== What is needed ==
Restate the data word for word and leave the images out.
>> BEGIN
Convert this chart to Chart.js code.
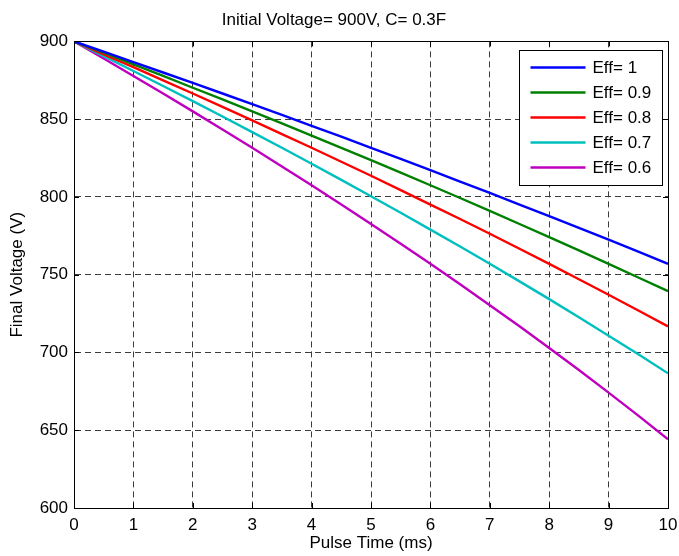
<!DOCTYPE html>
<html>
<head>
<meta charset="utf-8">
<script src="https://cdn.jsdelivr.net/npm/chart.js@4/dist/chart.umd.min.js"></script>
<style>
  html, body { margin: 0; padding: 0; background: #fff; }
  #wrap { width: 679px; height: 556px; }
</style>
</head>
<body>
<div id="wrap"><canvas id="panel-chart" width="679" height="556"></canvas></div>
<script>
// pulse time (ms)
const pulseTime = [0, 0.5, 1, 1.5, 2, 2.5, 3, 3.5, 4, 4.5, 5, 5.5, 6, 6.5, 7, 7.5, 8, 8.5, 9, 9.5, 10];

const seriesLabels = ['Eff= 1', 'Eff= 0.9', 'Eff= 0.8', 'Eff= 0.7', 'Eff= 0.6'];

// final voltage (V)
const eff10 = [900, 893.4, 886.7, 880.0, 873.3, 866.5, 859.6, 852.7, 845.7, 838.7, 831.6, 824.4, 817.2, 809.9, 802.6, 795.1, 787.7, 780.1, 772.5, 764.8, 757.0];
const eff09 = [900, 892.7, 885.3, 877.8, 870.2, 862.7, 855.0, 847.3, 839.4, 831.6, 823.6, 815.6, 807.5, 799.3, 791.0, 782.6, 774.2, 765.6, 757.0, 748.2, 739.4];
const eff08 = [900, 891.7, 883.4, 875.0, 866.5, 857.9, 849.2, 840.4, 831.6, 822.6, 813.6, 804.4, 795.1, 785.8, 776.3, 766.7, 757.0, 747.1, 737.1, 727.0, 716.8];
const eff07 = [900, 890.5, 881.0, 871.3, 861.6, 851.7, 841.7, 831.6, 821.3, 811.0, 800.4, 789.8, 779.0, 768.1, 757.0, 745.7, 734.3, 722.6, 710.8, 698.8, 686.6];
const eff06 = [900, 889.0, 877.8, 866.5, 855.0, 843.4, 831.6, 819.6, 807.5, 795.1, 782.6, 769.9, 757.0, 743.8, 730.4, 716.8, 702.9, 688.7, 674.2, 659.4, 644.2];

const xTicks = [0, 1, 2, 3, 4, 5, 6, 7, 8, 9, 10];
const yTicks = [600, 650, 700, 750, 800, 850, 900];

const lineColors = ['#0000ff', '#008000', '#ff0000', '#00bfbf', '#bf00bf'];
const seriesValues = [eff10, eff09, eff08, eff07, eff06];

const fontFamily = '"Liberation Sans", Arial, Helvetica, sans-serif';

const datasets = seriesValues.map((vals, i) => ({
    label: seriesLabels[i],
    data: vals.map((v, j) => ({ x: pulseTime[j], y: v })),
    borderColor: lineColors[i],
    backgroundColor: lineColors[i],
    borderWidth: 2.4,
    pointRadius: 0,
    tension: 0,
    fill: false
}));

// matlab style box with inward ticks on all four sides
const boxPlugin = {
    id: 'matlabBox',
    afterDatasetsDraw(chart) {
        const { ctx, chartArea: a, scales } = chart;
        const tl = 5;
        ctx.save();
        ctx.strokeStyle = '#000';
        ctx.lineWidth = 1;
        ctx.setLineDash([]);
        ctx.beginPath();
        xTicks.forEach(t => {
            const px = Math.round(scales.x.getPixelForValue(t)) + 0.5;
            ctx.moveTo(px, a.bottom); ctx.lineTo(px, a.bottom - tl);
            ctx.moveTo(px, a.top); ctx.lineTo(px, a.top + tl);
        });
        yTicks.forEach(t => {
            const py = Math.round(scales.y.getPixelForValue(t)) + 0.5;
            ctx.moveTo(a.left, py); ctx.lineTo(a.left + tl, py);
            ctx.moveTo(a.right, py); ctx.lineTo(a.right - tl, py);
        });
        ctx.stroke();
        ctx.strokeRect(Math.round(a.left) + 0.5, Math.round(a.top) + 0.5,
            Math.round(a.right - a.left), Math.round(a.bottom - a.top));
        ctx.restore();
    }
};

// legend box drawn inside the axes, top right
const legendPlugin = {
    id: 'matlabLegend',
    afterDraw(chart) {
        const { ctx, chartArea: a } = chart;
        const w = 143, h = 135;
        const left = Math.round(a.right - 6 - w) + 0.5;
        const top = Math.round(a.top + 9) + 0.5;
        ctx.save();
        ctx.fillStyle = '#fff';
        ctx.fillRect(left, top, w, h);
        ctx.strokeStyle = '#000';
        ctx.lineWidth = 1;
        ctx.strokeRect(left, top, w, h);
        ctx.font = '17px ' + fontFamily;
        ctx.textBaseline = 'middle';
        ctx.textAlign = 'left';
        chart.data.datasets.forEach((ds, i) => {
            const y = top + 17 + i * 25;
            ctx.strokeStyle = ds.borderColor;
            ctx.lineWidth = 2.4;
            ctx.beginPath();
            ctx.moveTo(left + 11, y);
            ctx.lineTo(left + 66, y);
            ctx.stroke();
            ctx.fillStyle = '#000';
            ctx.fillText(ds.label, left + 73, y + 1);
        });
        ctx.restore();
    }
};

const chart = new Chart(document.getElementById('panel-chart').getContext('2d'), {
    type: 'line',
    data: { datasets: datasets },
    options: {
        responsive: false,
        animation: false,
        devicePixelRatio: 1,
        layout: { padding: { left: 0, right: 11, top: 0, bottom: 0 } },
        plugins: {
            legend: { display: false },
            tooltip: { enabled: false },
            title: {
                display: true,
                text: 'Initial Voltage= 900V, C= 0.3F',
                color: '#000',
                font: { family: fontFamily, size: 17, weight: 'normal', lineHeight: 1.2 },
                padding: { top: 10, bottom: 11 }
            }
        },
        scales: {
            x: {
                type: 'linear',
                min: 0,
                max: 10,
                afterBuildTicks: scale => { scale.ticks = xTicks.map(v => ({ value: v })); },
                afterFit: scale => {
                    scale.height = 48;
                    scale.paddingLeft = 0;
                    scale.paddingRight = 0;
                },
                ticks: {
                    color: '#000',
                    padding: 7,
                    maxRotation: 0,
                    font: { family: fontFamily, size: 17 }
                },
                grid: { color: '#3c3c3c', lineWidth: 1, drawTicks: false },
                border: { display: true, color: '#000', dash: [6, 4] },
                title: {
                    display: true,
                    text: 'Pulse Time (ms)',
                    color: '#000',
                    font: { family: fontFamily, size: 17 },
                    padding: { top: 0, bottom: 2 }
                }
            },
            y: {
                type: 'linear',
                min: 600,
                max: 900,
                afterBuildTicks: scale => { scale.ticks = yTicks.map(v => ({ value: v })); },
                afterFit: scale => {
                    scale.width = 74;
                    scale.paddingTop = 0;
                    scale.paddingBottom = 0;
                },
                ticks: {
                    color: '#000',
                    padding: 6,
                    font: { family: fontFamily, size: 17 }
                },
                grid: { color: '#3c3c3c', lineWidth: 1, drawTicks: false },
                border: { display: true, color: '#000', dash: [6, 4] },
                title: {
                    display: true,
                    text: 'Final Voltage (V)',
                    color: '#000',
                    font: { family: fontFamily, size: 17 },
                    padding: { top: 7, bottom: 0 }
                }
            }
        }
    },
    plugins: [boxPlugin, legendPlugin]
});
</script>
</body>
</html>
>> END
== Answer to the problem ==
Convert this chart to Chart.js code.
<!DOCTYPE html>
<html>
<head>
<meta charset="utf-8">
<script src="https://cdn.jsdelivr.net/npm/chart.js@4/dist/chart.umd.min.js"></script>
<style>
  html, body { margin: 0; padding: 0; background: #fff; }
  #wrap { width: 679px; height: 556px; }
</style>
</head>
<body>
<div id="wrap"><canvas id="panel-chart" width="679" height="556"></canvas></div>
<script>
// pulse time (ms)
const pulseTime = [0, 0.5, 1, 1.5, 2, 2.5, 3, 3.5, 4, 4.5, 5, 5.5, 6, 6.5, 7, 7.5, 8, 8.5, 9, 9.5, 10];

const seriesLabels = ['Eff= 1', 'Eff= 0.9', 'Eff= 0.8', 'Eff= 0.7', 'Eff= 0.6'];

// final voltage (V)
const eff10 = [900, 893.4, 886.7, 880.0, 873.3, 866.5, 859.6, 852.7, 845.7, 838.7, 831.6, 824.4, 817.2, 809.9, 802.6, 795.1, 787.7, 780.1, 772.5, 764.8, 757.0];
const eff09 = [900, 892.7, 885.3, 877.8, 870.2, 862.7, 855.0, 847.3, 839.4, 831.6, 823.6, 815.6, 807.5, 799.3, 791.0, 782.6, 774.2, 765.6, 757.0, 748.2, 739.4];
const eff08 = [900, 891.7, 883.4, 875.0, 866.5, 857.9, 849.2, 840.4, 831.6, 822.6, 813.6, 804.4, 795.1, 785.8, 776.3, 766.7, 757.0, 747.1, 737.1, 727.0, 716.8];
const eff07 = [900, 890.5, 881.0, 871.3, 861.6, 851.7, 841.7, 831.6, 821.3, 811.0, 800.4, 789.8, 779.0, 768.1, 757.0, 745.7, 734.3, 722.6, 710.8, 698.8, 686.6];
const eff06 = [900, 889.0, 877.8, 866.5, 855.0, 843.4, 831.6, 819.6, 807.5, 795.1, 782.6, 769.9, 757.0, 743.8, 730.4, 716.8, 702.9, 688.7, 674.2, 659.4, 644.2];

const xTicks = [0, 1, 2, 3, 4, 5, 6, 7, 8, 9, 10];
const yTicks = [600, 650, 700, 750, 800, 850, 900];

const lineColors = ['#0000ff', '#008000', '#ff0000', '#00bfbf', '#bf00bf'];
const seriesValues = [eff10, eff09, eff08, eff07, eff06];

const fontFamily = '"Liberation Sans", Arial, Helvetica, sans-serif';

const datasets = seriesValues.map((vals, i) => ({
    label: seriesLabels[i],
    data: vals.map((v, j) => ({ x: pulseTime[j], y: v })),
    borderColor: lineColors[i],
    backgroundColor: lineColors[i],
    borderWidth: 2.4,
    pointRadius: 0,
    tension: 0,
    fill: false
}));

// matlab style box with inward ticks on all four sides
const boxPlugin = {
    id: 'matlabBox',
    afterDatasetsDraw(chart) {
        const { ctx, chartArea: a, scales } = chart;
        const tl = 5;
        ctx.save();
        ctx.strokeStyle = '#000';
        ctx.lineWidth = 1;
        ctx.setLineDash([]);
        ctx.beginPath();
        xTicks.forEach(t => {
            const px = Math.round(scales.x.getPixelForValue(t)) + 0.5;
            ctx.moveTo(px, a.bottom); ctx.lineTo(px, a.bottom - tl);
            ctx.moveTo(px, a.top); ctx.lineTo(px, a.top + tl);
        });
        yTicks.forEach(t => {
            const py = Math.round(scales.y.getPixelForValue(t)) + 0.5;
            ctx.moveTo(a.left, py); ctx.lineTo(a.left + tl, py);
            ctx.moveTo(a.right, py); ctx.lineTo(a.right - tl, py);
        });
        ctx.stroke();
        ctx.strokeRect(Math.round(a.left) + 0.5, Math.round(a.top) + 0.5,
            Math.round(a.right - a.left), Math.round(a.bottom - a.top));
        ctx.restore();
    }
};

// legend box drawn inside the axes, top right
const legendPlugin = {
    id: 'matlabLegend',
    afterDraw(chart) {
        const { ctx, chartArea: a } = chart;
        const w = 143, h = 135;
        const left = Math.round(a.right - 6 - w) + 0.5;
        const top = Math.round(a.top + 9) + 0.5;
        ctx.save();
        ctx.fillStyle = '#fff';
        ctx.fillRect(left, top, w, h);
        ctx.strokeStyle = '#000';
        ctx.lineWidth = 1;
        ctx.strokeRect(left, top, w, h);
        ctx.font = '17px ' + fontFamily;
        ctx.textBaseline = 'middle';
        ctx.textAlign = 'left';
        chart.data.datasets.forEach((ds, i) => {
            const y = top + 17 + i * 25;
            ctx.strokeStyle = ds.borderColor;
            ctx.lineWidth = 2.4;
            ctx.beginPath();
            ctx.moveTo(left + 11, y);
            ctx.lineTo(left + 66, y);
            ctx.stroke();
            ctx.fillStyle = '#000';
            ctx.fillText(ds.label, left + 73, y + 1);
        });
        ctx.restore();
    }
};

const chart = new Chart(document.getElementById('panel-chart').getContext('2d'), {
    type: 'line',
    data: { datasets: datasets },
    options: {
        responsive: false,
        animation: false,
        devicePixelRatio: 1,
        layout: { padding: { left: 0, right: 11, top: 0, bottom: 0 } },
        plugins: {
            legend: { display: false },
            tooltip: { enabled: false },
            title: {
                display: true,
                text: 'Initial Voltage= 900V, C= 0.3F',
                color: '#000',
                font: { family: fontFamily, size: 17, weight: 'normal', lineHeight: 1.2 },
                padding: { top: 10, bottom: 11 }
            }
        },
        scales: {
            x: {
                type: 'linear',
                min: 0,
                max: 10,
                afterBuildTicks: scale => { scale.ticks = xTicks.map(v => ({ value: v })); },
                afterFit: scale => {
                    scale.height = 48;
                    scale.paddingLeft = 0;
                    scale.paddingRight = 0;
                },
                ticks: {
                    color: '#000',
                    padding: 7,
                    maxRotation: 0,
                    font: { family: fontFamily, size: 17 }
                },
                grid: { color: '#3c3c3c', lineWidth: 1, drawTicks: false },
                border: { display: true, color: '#000', dash: [6, 4] },
                title: {
                    display: true,
                    text: 'Pulse Time (ms)',
                    color: '#000',
                    font: { family: fontFamily, size: 17 },
                    padding: { top: 0, bottom: 2 }
                }
            },
            y: {
                type: 'linear',
                min: 600,
                max: 900,
                afterBuildTicks: scale => { scale.ticks = yTicks.map(v => ({ value: v })); },
                afterFit: scale => {
                    scale.width = 74;
                    scale.paddingTop = 0;
                    scale.paddingBottom = 0;
                },
                ticks: {
                    color: '#000',
                    padding: 6,
                    font: { family: fontFamily, size: 17 }
                },
                grid: { color: '#3c3c3c', lineWidth: 1, drawTicks: false },
                border: { display: true, color: '#000', dash: [6, 4] },
                title: {
                    display: true,
                    text: 'Final Voltage (V)',
                    color: '#000',
                    font: { family: fontFamily, size: 17 },
                    padding: { top: 7, bottom: 0 }
                }
            }
        }
    },
    plugins: [boxPlugin, legendPlugin]
});
</script>
</body>
</html>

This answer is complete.